Russian President Dmitry Medvedev hosted the meeting of the two presidents in the southern Russian city of Astrakhan.

Russia’s Itar-Tass news agency quoted Medvedev as telling the media after the talks that in a special declaration aimed at building confidence the parties had agreed on “an exchange of prisoners-of-war and bodies of those killed.”

The three presidents issued a statement on the results of their talks, “confirming the clauses of the joint Declaration signed in Moscow on November 2, 2008” and “emphasizing that the settlement of the conflict through political and diplomatic means requires further efforts on strengthening the ceasefire regime and confidence-building measures in the military sphere.”

The document says that “for this purpose the presidents of Azerbaijan and Armenia agreed, as the first step, to urgently conduct an exchange of prisoners-of-war and the return of the bodies of killed people with the assistance of the Organization for Security and Cooperation in Europe (OSCE) Minsk Group and the International Committee of the Red Cross.”

They also reportedly stated their commitment “to be guided by these approaches in the future, proceeding exclusively from the humanitarian nature of such issues.”

The declaration in Astrakhan comes amid intensified armed clashes around the disputed region of Nagorno-Karabakh.

On the eve of the talks, Armenia accused Azerbaijani forces of killing an ethnic Armenian soldier in Nagorno-Karabakh in a bid to disrupt peace talks.

Earlier, Yerevan said Baku still holds the body of an Armenian captive who died under disputed circumstances in Azeri custody earlier this month.

Officials in Baku, meanwhile, have been seeking the return of the body of an Azerbaijani soldier killed in a firefight in Karabakh a few months ago.

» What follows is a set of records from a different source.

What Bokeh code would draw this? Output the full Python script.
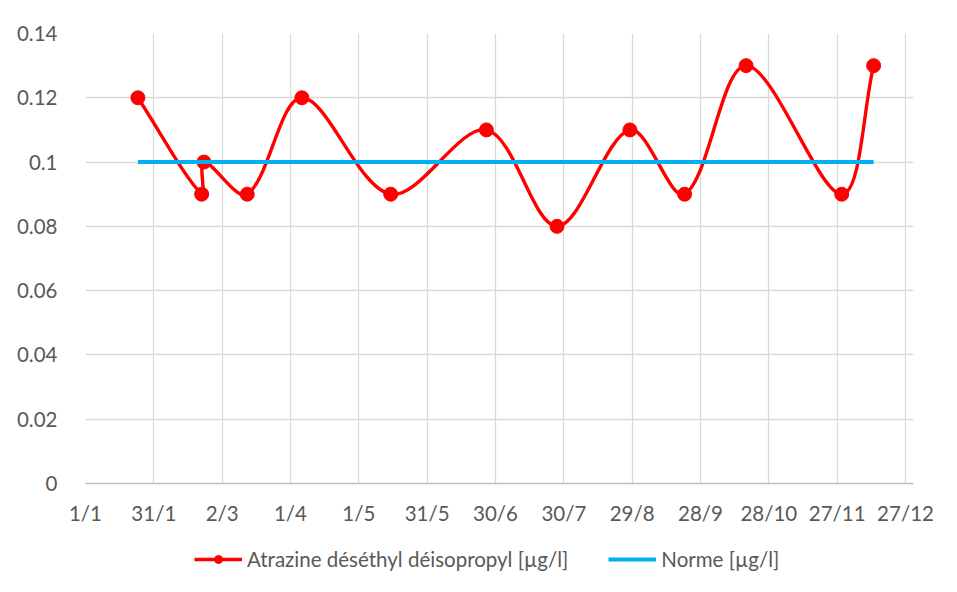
import numpy as np
import pandas as pd
from bokeh.plotting import figure
from bokeh.layouts import column
from bokeh.models import (FixedTicker, DatetimeTickFormatter, NumeralTickFormatter,
                          Legend, LegendItem, Range1d)
from bokeh.embed import file_html
from bokeh.resources import INLINE

# ---- data ----
sample_dates = ["2019-01-24", "2019-02-21", "2019-02-22", "2019-03-13", "2019-04-06",
                "2019-05-15", "2019-06-26", "2019-07-27", "2019-08-28", "2019-09-21",
                "2019-10-18", "2019-11-29", "2019-12-13"]
atrazine = [0.12, 0.09, 0.10, 0.09, 0.12, 0.09, 0.11, 0.08, 0.11, 0.09, 0.13, 0.09, 0.13]
norme = [0.1] * len(sample_dates)
tick_dates = ["2019-01-01", "2019-01-31", "2019-03-02", "2019-04-01", "2019-05-01",
              "2019-05-31", "2019-06-30", "2019-07-30", "2019-08-29", "2019-09-28",
              "2019-10-28", "2019-11-27", "2019-12-27"]
y_ticks = [0, 0.02, 0.04, 0.06, 0.08, 0.10, 0.12, 0.14]
x_start, x_end = "2019-01-01 00:00", "2019-12-30 12:00"
label_a = "Atrazine déséthyl déisopropyl [µg/l]"
label_n = "Norme [µg/l]"

FONT = "Lato"
TXT = "#595959"
FS = "20.5px"
RED = "#ff0000"
BLUE = "#00b0f0"


def to_ms(vals):
    epoch = pd.Timestamp("1970-01-01")
    return np.array([(pd.Timestamp(v) - epoch) / pd.Timedelta(milliseconds=1) for v in vals],
                    dtype=float)


xs = to_ms(sample_dates)
ys = np.array(atrazine, dtype=float)
ticks = [float(t) for t in to_ms(tick_dates)]
x0, x1 = to_ms([x_start, x_end])

# smoothed (Excel-like) curve: bezier control points computed in screen-proportional space
W_FRAME, H_FRAME = 828, 450
sx = W_FRAME / (x1 - x0)
sy = H_FRAME / 0.14
P = np.column_stack([xs * sx, ys * sy])
n = len(P)
c1s, c2s = [], []
for i in range(n - 1):
    p0 = P[max(i - 1, 0)]
    p1 = P[i]
    p2 = P[i + 1]
    p3 = P[min(i + 2, n - 1)]
    d01 = np.linalg.norm(p1 - p0)
    d12 = np.linalg.norm(p2 - p1)
    d23 = np.linalg.norm(p3 - p2)
    f1 = d12 / (d01 + d12) / 3 if d01 + d12 > 0 else 0
    f2 = d12 / (d12 + d23) / 3 if d12 + d23 > 0 else 0
    c1s.append(p1 + (p2 - p0) * f1)
    c2s.append(p2 - (p3 - p1) * f2)
c1s = np.array(c1s)
c2s = np.array(c2s)

p = figure(frame_width=W_FRAME, frame_height=H_FRAME, output_backend="svg", toolbar_location=None,
           x_axis_type="datetime", x_range=Range1d(x0, x1), y_range=Range1d(0, 0.14),
           min_border_left=85, min_border_right=42, min_border_top=33, min_border_bottom=47)
p.outline_line_color = None
p.background_fill_color = "white"
p.border_fill_color = "white"

p.bezier(x0=xs[:-1], y0=ys[:-1], x1=xs[1:], y1=ys[1:],
         cx0=c1s[:, 0] / sx, cy0=c1s[:, 1] / sy,
         cx1=c2s[:, 0] / sx, cy1=c2s[:, 1] / sy,
         line_color=RED, line_width=3.4)
p.scatter(xs, ys, size=14, marker="circle", fill_color=RED, line_color=RED)
p.line(xs, norme, line_color=BLUE, line_width=4)

p.xaxis.ticker = FixedTicker(ticks=ticks)
fmt = "%-d/%-m"
p.xaxis.formatter = DatetimeTickFormatter(days=fmt, months=fmt, years=fmt, hours=fmt,
                                          minutes=fmt, seconds=fmt, milliseconds=fmt,
                                          microseconds=fmt, minsec=fmt, hourmin=fmt)
p.yaxis.ticker = FixedTicker(ticks=y_ticks)
p.yaxis.formatter = NumeralTickFormatter(format="0.[00]")

for ax in (p.xaxis, p.yaxis):
    ax.major_tick_line_color = None
    ax.minor_tick_line_color = None
    ax.major_label_text_font = FONT
    ax.major_label_text_font_size = FS
    ax.major_label_text_color = TXT
p.xaxis.axis_line_color = "#bfbfbf"
p.xaxis.axis_line_width = 1.5
p.yaxis.axis_line_color = None
p.xaxis.major_label_standoff = 11
p.yaxis.major_label_standoff = 22

p.xgrid.grid_line_color = "#d9d9d9"
p.ygrid.grid_line_color = "#d9d9d9"
p.xgrid.grid_line_width = 1.3
p.ygrid.grid_line_width = 1.3

# ---- legend strip (own small figure; its series lie outside its view) ----
q = figure(width=955, height=62, output_backend="svg", toolbar_location=None,
           x_range=Range1d(0, 1), y_range=Range1d(0, 1),
           min_border=0, x_axis_type=None, y_axis_type=None)
q.outline_line_color = None
q.grid.visible = False
q.background_fill_color = "white"
q.border_fill_color = "white"
lr = q.line(xs, atrazine, line_color=RED, line_width=3.4)
lc = q.scatter(xs, atrazine, size=14, marker="circle", fill_color=RED, line_color=RED)
ln = q.line(xs, norme, line_color=BLUE, line_width=4)
legend = Legend(items=[LegendItem(label=label_a, renderers=[lr, lc]),
                       LegendItem(label=label_n, renderers=[ln])],
                orientation="horizontal", location=(109, 21),
                border_line_color=None, background_fill_alpha=0,
                label_text_font=FONT, label_text_font_size=FS, label_text_color=TXT,
                glyph_width=48, glyph_height=20, spacing=40, label_standoff=5,
                margin=0, padding=4)
q.add_layout(legend, "center")

layout = column(p, q, spacing=0)
open("out.html", "w").write(file_html(layout, INLINE))
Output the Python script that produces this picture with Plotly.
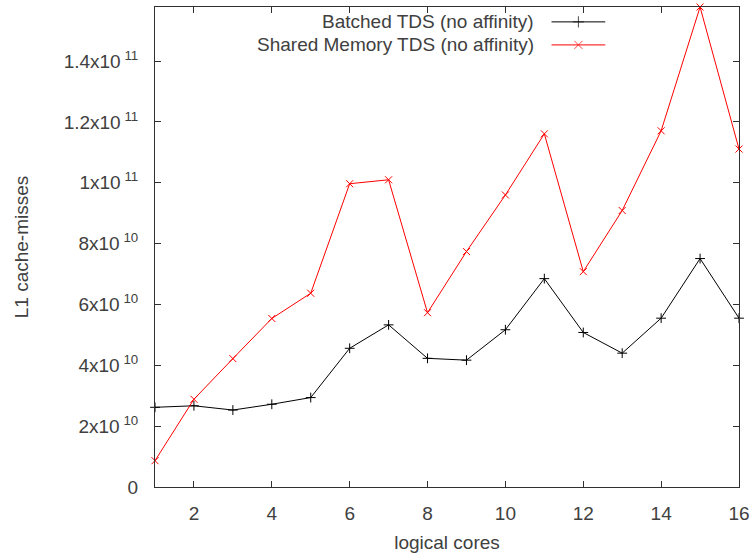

Karabakh, an enclave within Azerbaijan populated mainly by ethnic Armenians, was at the center of a war that ended with an uneasy ceasefire in 1994, leaving its territory as well as large parts of surrounding districts under Armenian control. An internationally mediated search for peace since then has not been successful.

A report posted on the Armenian president’s official website on Wednesday said that in Astrakhan, the presidents “discussed details of the process of the Nagorno-Karabakh conflict settlement for the purpose of continuing the negotiations work till the OSCE summit to be held in Astana and for reaching a mutual agreement on the basic principles.”

“An arrangement was made on the exchange of prisoners-of-war and the bodies of killed persons according to a humanitarian principle,” the report added.

The last time Medvedev hosted a meeting between Sarkisian and Aliyev was on June 17 and within just over 24 hours after that meeting a major ceasefire violation occurred on the line of contact between the Azerbaijani and Karabakh-Armenian armed forces, with four Armenian and one Azerbaijani soldiers reportedly killed in the firefight.

The situation around Karabakh has remained volatile since that incident, with skirmishes reported virtually every day. Both sides have suffered more than a dozen confirmed military casualties in recent months.

According to the information reported by the Armenian president’s press service, before the trilateral meeting President Sarkisian visited an Armenian monument in the center of Astrakhan and laid a flower basket at the khachkar (cross stone), which was erected in the Russian city in the 1930s in the place of a destroyed Armenian church. The stone cross was meant to perpetuate the memory of the Armenian church that was built in Astrakhan in 1706.

The spiritual leader of Astrakhan’s Armenian St. Hripsime church, representatives of the local authorities as well as the local Armenian community reportedly accompanied the Armenian president.

Meanwhile, President Aliyev attended the opening of a monument to his late father Heydar, who served as Azerbaijan’s president in 1993-2003 and is still held as national hero in the South Caucasus country.